The finish requires the swimmer to touch the wall with both hands at the same time.


There are three common distances swum in competitive butterfly swimming, both over either a long course (50m pool) or a short course (25m pool). Of course, other distances are also swum on occasions.

  • 50m Butterfly
  • 100m Butterfly
  • 200m Butterfly

Butterfly is also part of the Medley over the following distances:

  • 100m Medley (short 25m pool only)
  • 200m Medley
  • 400m Medley
  • 4*100m Medley

These are the official FINA rules. They apply to swimmers during official swimming competitions.
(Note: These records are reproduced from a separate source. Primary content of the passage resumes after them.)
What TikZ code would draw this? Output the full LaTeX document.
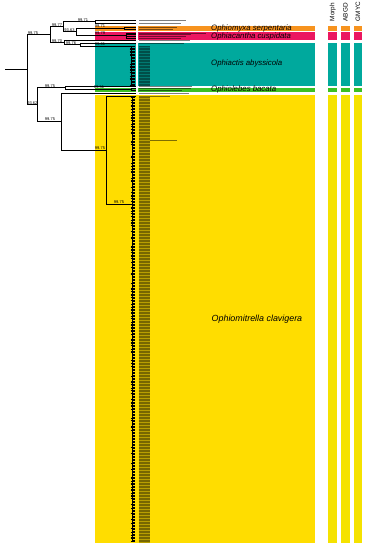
\documentclass[tikz,border=0pt]{standalone}
\usepackage{fontspec}
\setmainfont{Liberation Sans}
\definecolor{spOrange}{HTML}{F7931E}
\definecolor{spRed}{HTML}{EB1760}
\definecolor{spTeal}{HTML}{00A99D}
\definecolor{spGreen}{HTML}{3CBF24}
\definecolor{spYellow}{HTML}{FFDD00}
\definecolor{colYellow}{HTML}{F5E200}

\begin{document}
\begin{tikzpicture}[
  x=1pt, y=-1pt,
  font=\fontsize{4}{4.5}\selectfont,
  br/.style={draw=black, line width=0.7pt},
  stub/.style={draw=black, line width=0.45pt},
  tiplab/.style={draw=black, draw opacity=0.35, line width=0.85pt},
  labcol/.style={fill=black, fill opacity=0.28},
  bs/.style={font=\fontsize{4}{4.5}\selectfont, inner sep=0.3pt, anchor=south},
  species/.style={font=\fontsize{7.8}{9}\selectfont\itshape, anchor=west, inner sep=0pt},
  colhead/.style={font=\fontsize{6.4}{7}\selectfont, rotate=90, anchor=west, inner sep=0pt},
]
\useasboundingbox (0,0) rectangle (368,550);
\pgfmathsetseed{7}

% species bands behind the tree
\fill[spOrange] (95,26) rectangle (315,31.2);
\fill[spRed]    (95,32.3) rectangle (315,39.6);
\fill[spTeal]   (95,43.4) rectangle (315,86);
\fill[spGreen]  (95,87.7) rectangle (315,91.9);
\fill[spYellow] (95,95.2) rectangle (315,543);
\fill[white] (136.3,19) rectangle (138.3,94.6);

% delimitation columns
\foreach \cx in {328.3,341,353.7} {
  \fill[spOrange]  (\cx,26) rectangle ++(8.5,5.2);
  \fill[spRed]     (\cx,32.3) rectangle ++(8.5,7.3);
  \fill[spTeal]    (\cx,43.4) rectangle ++(8.5,42.6);
  \fill[spGreen]   (\cx,87.7) rectangle ++(8.5,4.2);
  \fill[colYellow] (\cx,95.2) rectangle ++(8.5,447.8);
}
\node[colhead] (hMorph) at (332.6,21.5) {Morph};
\node[colhead] (hABGD)  at (345.3,21.5) {ABGD};
\node[colhead] (hGMYC)  at (358,21.5) {GMYC};

% tree nodes
\coordinate (base) at (5,69.65);
\coordinate (r)    at (27,69.65);
\coordinate (nU)   at (50,34.7);
\coordinate (nA)   at (63,26.75);
\coordinate (nA1)  at (95,21.75);
\coordinate (nA2)  at (76,31.75);
\coordinate (nO)   at (124,28);
\coordinate (nR)   at (126,35.5);
\coordinate (nB)   at (64,42.7);
\coordinate (nT)   at (80,44.75);
\coordinate (nT2)  at (131,46.5);
\coordinate (nL)   at (37,104.6);
\coordinate (nG)   at (65,87.75);
\coordinate (nG2)  at (131.5,89.5);
\coordinate (nM)   at (61,121.5);
\coordinate (nM2)  at (106,150);
\coordinate (nY)   at (132.5,204);

\draw[br] (base) -- (r);
\draw[br] (r) |- (nU);   \draw[br] (r) |- (nL);
\draw[br] (nU) |- (nA);  \draw[br] (nU) |- (nB);
\draw[br] (nA) |- (nA1); \draw[br] (nA) |- (nA2);
\draw[br] (nA2) |- (nO); \draw[br] (nA2) |- (nR);
\draw[br] (nB) |- (nT);  \draw[br] (nT) |- (nT2);
\draw[br] (nL) |- (nG);  \draw[br] (nL) |- (nM);
\draw[br] (nG) |- (nG2); \draw[br] (nM) |- (nM2);
\draw[br] (nM2) |- (nY);

% single tips
\foreach \pnode/\yy [count=\i] in {nA1/20.5, nA1/23, nO/27, nO/29, nR/33, nR/34.7,
    nR/36.3, nR/38, nB/40.7, nT/43, nG/86, nG2/88.5, nG2/90.5, nM/93, nM2/96} {
  \coordinate (tip\i) at (135.5,\yy);
  \draw[br] (\pnode) |- (tip\i);
}

% ladder clades
\draw[br] (nT2) -- (131,85.5);
\foreach \k in {0,...,26}
  \draw[stub] (131-1.5*rnd,46.5+1.5*\k) -- (135,46.5+1.5*\k);
\draw[br] (132.5,97.5) -- (132.5,542);
\foreach \k in {0,...,296}
  \draw[stub] (132.5-2*rnd,97.5+1.5*\k) -- (135,97.5+1.5*\k);

% tip label rows
\foreach \yy/\xe in {20.5/186, 23/181, 27/177, 29/173, 33/206, 34.7/191, 36.3/186,
    38/181, 40.7/190, 43/184, 86/192, 88.5/191, 90.5/182, 93/189, 96/170}
  \draw[tiplab, draw opacity=0.5, line width=0.6pt] (139,\yy) -- (\xe,\yy);
\fill[labcol] (138.6,45.8) rectangle (150,85.9);
\fill[labcol] (138.6,96.8) rectangle (150,542.5);
\foreach \k in {0,...,26}
  \draw[tiplab] (138.6,46.5+1.5*\k) -- (150,46.5+1.5*\k);
\foreach \k in {0,...,296}
  \draw[tiplab] (138.6,97.5+1.5*\k) -- (150,97.5+1.5*\k);
\draw[tiplab, draw opacity=0.5, line width=0.6pt] (150,140.5) -- (177,140.5);

% support values
\node[bs] (bsU)  at (33,34.7)    {99.75};
\node[bs] (bsA)  at (57,26.75)   {99.77};
\node[bs] (bsA1) at (83,21.75)   {99.71};
\node[bs] (bsA2) at (69.5,31.75) {93.63};
\node[bs] (bsO)  at (100,28)     {99.71};
\node[bs] (bsR)  at (100,35.5)   {99.79};
\node[bs] (bsB)  at (57,42.7)    {99.70};
\node[bs] (bsT)  at (71,44.75)   {99.76};
\node[bs] (bsT2) at (100,46.5)   {99.61};
\node[bs] (bsL)  at (32.3,104.6) {93.62};
\node[bs] (bsG)  at (50,87.75)   {99.75};
\node[bs] (bsG2) at (99,89.5)    {99.51};
\node[bs] (bsM)  at (50,121.5)   {99.75};
\node[bs] (bsM2) at (100,150)    {99.75};
\node[bs] (bsY)  at (119,204)    {99.75};

% species names
\node[species] (spO) at (211,28.6) {Ophiomyxa serpentaria};
\node[species] (spR) at (211,36.2) {Ophiacantha cuspidata};
\node[species] (spT) at (211,63)   {Ophiactis abyssicola};
\node[species] (spG) at (211,89.8) {Ophiolebes bacata};
\node[species, font=\fontsize{8.9}{10}\selectfont\itshape] (spY) at (211.5,319)
  {Ophiomitrella clavigera};

\end{tikzpicture}
\end{document}
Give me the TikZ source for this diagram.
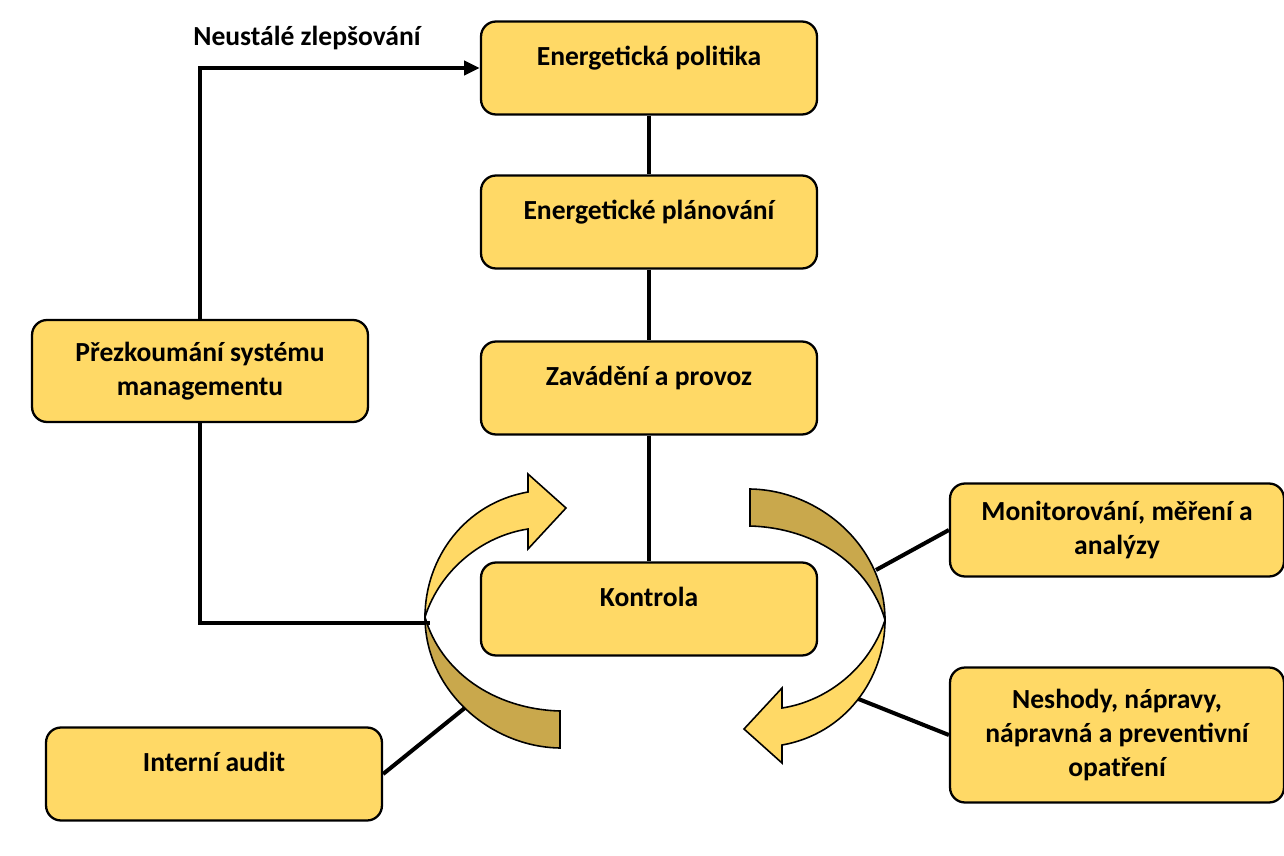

  • From the beginning of the first arm stroke after the start and each turn, the body shall be kept on the breast. Under water kicking on the side is allowed. It is not permitted to roll onto the back at any time.
  • Both arms shall be brought forward together over the water and brought backward simultaneously through-out the race, except after the start and at turns
  • All up and down movements of the legs must be simultaneous. The position of the legs or the feet need not be on the same level, but they shall not alternate in relation to each other. A breaststroke kicking movement is not permitted.
  • At each turn and at the finish of the race, the touch shall be made with both hands simultaneously, at, above or below the water surface.
  • At the start and at turns, a swimmer is permitted one or more leg kicks and one arm pull under the water, which must bring him to the surface. It shall be permissible for a swimmer to be completely submerged for a distance of not more than 15 meters after the start and after each turn. By that point, the head must have broken the surface. The swimmer must remain on the surface until the next turn or finish.